ISLAMABAD, Dec. 27 — The mystery surrounding the assassination of Pakistani former Prime Minister Benazir Bhutto remains unresolved five years after her violent death in a suicide attack in the garrison city of Rawalpindi on Dec. 27, 2007.

Benazir Bhutto, the Western-educated daughter of the martyred Pakistani founder Zulfikar Ali Bhutto, ruled Pakistan twice and was the first elected woman prime minister in the Muslim world.

Bhutto returned to Pakistan on Oct. 18, 2007 ending her years of exile abroad and hundreds of thousands of people received her at Karachi. Bombers targeted her supporters at her welcoming rally, killing over 150 people including Bhutto, in well-coordinated attacks.

President Asif Ali Zardari, Benazir’s husband, had once announced that he knows the people who killed his wife and that he would expose them in due time but nothing has come out yet.

Interior Minister Rehman Malik promised this month that he will reveal the brains in the Bhutto assassination on her 5th death anniversary.

All eyes are now focused on the gathering of the stalwarts of the ruling Pakistan Peoples’ Party at Bhutto’s mausoleum in south Sindh province Thursday as to what President Zardari and other senior leaders of the party would say about the investigations.

The mystery will haunt the PPP if it fails to expose those behind Bhutto’s tragic death during its five-year government, when the party had its own president and prime minister and all security agencies under their control.

The then government of former President Pervez Musharraf blamed Pakistani Taliban for Bhutto’s murder but the claim was quickly rejected by a spokesman for the Tehrik-e-Taliban Pakistan (TTP). No group has yet claimed responsibility for the gruesome attack.

On Musharraf’s request, the British government had sent a police team from Scotland Yard to help investigate the assassination after the PPP had expressed serious doubts on the then government’s version of the attack.

When the PPP won parliamentary elections in February 2008, the new government conducted its own investigation into the incident with the help of a team of United Nations experts.

In its findings in 2010, the UN team said that Bhutto’s assassination could have been prevented if proper security measures were undertaken.

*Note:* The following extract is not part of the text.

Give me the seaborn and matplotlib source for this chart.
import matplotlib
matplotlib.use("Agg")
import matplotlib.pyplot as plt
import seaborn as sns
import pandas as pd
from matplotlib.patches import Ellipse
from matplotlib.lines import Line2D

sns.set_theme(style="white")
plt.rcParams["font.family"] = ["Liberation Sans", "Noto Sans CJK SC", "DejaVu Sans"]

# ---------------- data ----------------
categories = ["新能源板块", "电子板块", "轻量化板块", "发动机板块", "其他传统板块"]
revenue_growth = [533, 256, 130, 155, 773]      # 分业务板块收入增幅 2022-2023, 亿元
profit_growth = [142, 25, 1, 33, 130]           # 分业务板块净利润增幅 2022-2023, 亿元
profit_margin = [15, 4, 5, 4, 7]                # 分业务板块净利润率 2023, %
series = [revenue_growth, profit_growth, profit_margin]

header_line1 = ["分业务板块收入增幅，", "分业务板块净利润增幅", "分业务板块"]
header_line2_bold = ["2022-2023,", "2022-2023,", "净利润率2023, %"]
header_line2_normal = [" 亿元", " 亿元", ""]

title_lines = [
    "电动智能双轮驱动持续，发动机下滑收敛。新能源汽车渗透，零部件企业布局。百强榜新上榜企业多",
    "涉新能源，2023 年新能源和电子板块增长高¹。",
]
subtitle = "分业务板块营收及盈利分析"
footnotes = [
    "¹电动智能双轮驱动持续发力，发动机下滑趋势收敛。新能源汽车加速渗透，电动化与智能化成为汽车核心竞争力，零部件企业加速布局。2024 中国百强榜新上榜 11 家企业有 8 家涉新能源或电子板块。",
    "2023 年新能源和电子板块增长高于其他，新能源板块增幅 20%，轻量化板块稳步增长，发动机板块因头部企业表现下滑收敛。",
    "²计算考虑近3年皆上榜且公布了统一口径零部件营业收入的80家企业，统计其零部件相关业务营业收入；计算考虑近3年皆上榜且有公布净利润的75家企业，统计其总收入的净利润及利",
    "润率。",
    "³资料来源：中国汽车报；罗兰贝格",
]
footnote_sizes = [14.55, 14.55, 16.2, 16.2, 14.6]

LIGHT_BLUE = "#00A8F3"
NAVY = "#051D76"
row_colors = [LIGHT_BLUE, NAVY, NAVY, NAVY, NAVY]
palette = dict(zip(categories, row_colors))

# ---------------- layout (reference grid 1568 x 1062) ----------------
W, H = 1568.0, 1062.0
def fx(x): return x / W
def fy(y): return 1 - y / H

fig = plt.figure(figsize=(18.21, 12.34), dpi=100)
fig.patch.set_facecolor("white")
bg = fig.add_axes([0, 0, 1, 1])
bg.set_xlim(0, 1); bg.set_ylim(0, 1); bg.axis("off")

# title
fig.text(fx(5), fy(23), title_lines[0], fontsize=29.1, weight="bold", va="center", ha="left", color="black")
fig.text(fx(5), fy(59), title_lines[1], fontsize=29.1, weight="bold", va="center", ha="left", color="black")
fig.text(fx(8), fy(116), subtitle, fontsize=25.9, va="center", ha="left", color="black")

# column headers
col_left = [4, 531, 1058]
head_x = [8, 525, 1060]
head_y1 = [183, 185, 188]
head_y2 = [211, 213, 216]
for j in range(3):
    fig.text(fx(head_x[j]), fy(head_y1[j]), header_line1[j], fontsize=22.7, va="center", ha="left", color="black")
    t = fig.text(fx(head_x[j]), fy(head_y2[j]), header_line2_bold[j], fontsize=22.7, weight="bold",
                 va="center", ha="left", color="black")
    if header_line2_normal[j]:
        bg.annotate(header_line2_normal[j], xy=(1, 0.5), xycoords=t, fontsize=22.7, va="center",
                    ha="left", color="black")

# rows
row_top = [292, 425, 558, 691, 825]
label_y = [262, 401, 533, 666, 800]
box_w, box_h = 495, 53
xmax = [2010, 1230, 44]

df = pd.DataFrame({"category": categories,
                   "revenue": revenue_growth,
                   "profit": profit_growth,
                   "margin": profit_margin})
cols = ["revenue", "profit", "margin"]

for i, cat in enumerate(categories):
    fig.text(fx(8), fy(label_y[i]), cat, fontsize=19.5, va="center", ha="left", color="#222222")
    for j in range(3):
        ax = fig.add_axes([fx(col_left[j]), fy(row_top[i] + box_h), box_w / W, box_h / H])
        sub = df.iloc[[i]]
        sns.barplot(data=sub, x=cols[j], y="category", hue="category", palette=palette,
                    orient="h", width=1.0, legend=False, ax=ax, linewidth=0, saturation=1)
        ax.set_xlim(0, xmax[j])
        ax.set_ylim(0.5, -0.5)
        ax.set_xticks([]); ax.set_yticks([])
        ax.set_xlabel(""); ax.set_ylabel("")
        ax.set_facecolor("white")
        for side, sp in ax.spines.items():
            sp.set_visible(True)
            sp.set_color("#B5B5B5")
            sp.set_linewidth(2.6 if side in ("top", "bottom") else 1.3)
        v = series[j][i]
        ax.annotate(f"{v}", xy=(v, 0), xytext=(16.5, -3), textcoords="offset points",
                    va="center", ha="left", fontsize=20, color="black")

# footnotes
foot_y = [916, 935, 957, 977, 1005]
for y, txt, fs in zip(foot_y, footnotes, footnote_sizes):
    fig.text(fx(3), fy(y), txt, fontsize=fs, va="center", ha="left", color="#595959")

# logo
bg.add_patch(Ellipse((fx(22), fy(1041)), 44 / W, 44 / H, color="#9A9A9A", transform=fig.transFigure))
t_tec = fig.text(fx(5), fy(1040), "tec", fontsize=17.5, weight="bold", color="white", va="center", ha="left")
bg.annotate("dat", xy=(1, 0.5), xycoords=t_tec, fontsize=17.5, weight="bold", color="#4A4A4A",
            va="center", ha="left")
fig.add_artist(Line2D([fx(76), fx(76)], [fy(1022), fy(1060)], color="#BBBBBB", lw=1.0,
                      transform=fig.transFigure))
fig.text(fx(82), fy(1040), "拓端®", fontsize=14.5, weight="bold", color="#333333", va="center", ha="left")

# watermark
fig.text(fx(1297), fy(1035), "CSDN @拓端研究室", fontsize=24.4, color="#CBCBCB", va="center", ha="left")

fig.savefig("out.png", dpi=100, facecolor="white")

The UN report had also criticized Pakistani officials for failing to protect Bhutto and security officials were hit for not investigating her death properly.

A Pakistani anti-terrorism court has been conducting a trial of seven men accused of involvement in Bhutto’s assassination but they have denied any role in the attack. However, the investigators said some of the suspects had facilitated the attackers.

The court has not yet delivered its final verdict on the case despite years of hearings.

Pakistani investigators said that Musharraf had failed to put in place a proper security mechanism for Bhutto and the court has issued arrest warrant for him after he failed to appear and record his statement.

The Federal Investigative Agency (FIA), which is investigating the case, said Musharraf was named in the charge sheet as he had failed to provide the “VVIP security” that Bhutto was entitled to as a two-time prime minister.

Bhutto’s family friend and her lobbyist in the U.S. Mark Siegel said that he was with Bhutto in London when Musharraf told her that her life would be in danger if she returns to Pakistan a few months before the 2008 parliamentary elections.

The trial court has summoned Siegel, also a journalist, in the first week of January to record his statement. Pakistani investigators said that Siegel has agreed to record his statement.

Musharraf, who has been living in exile since his resignation in 2008, has denied any involvement in the Bhutto murder and said he will defend himself in Pakistani courts.

He insisted that it was not duty of the president to provide security to the former prime minister, claiming that he had warned Bhutto about threats to her life before the attack.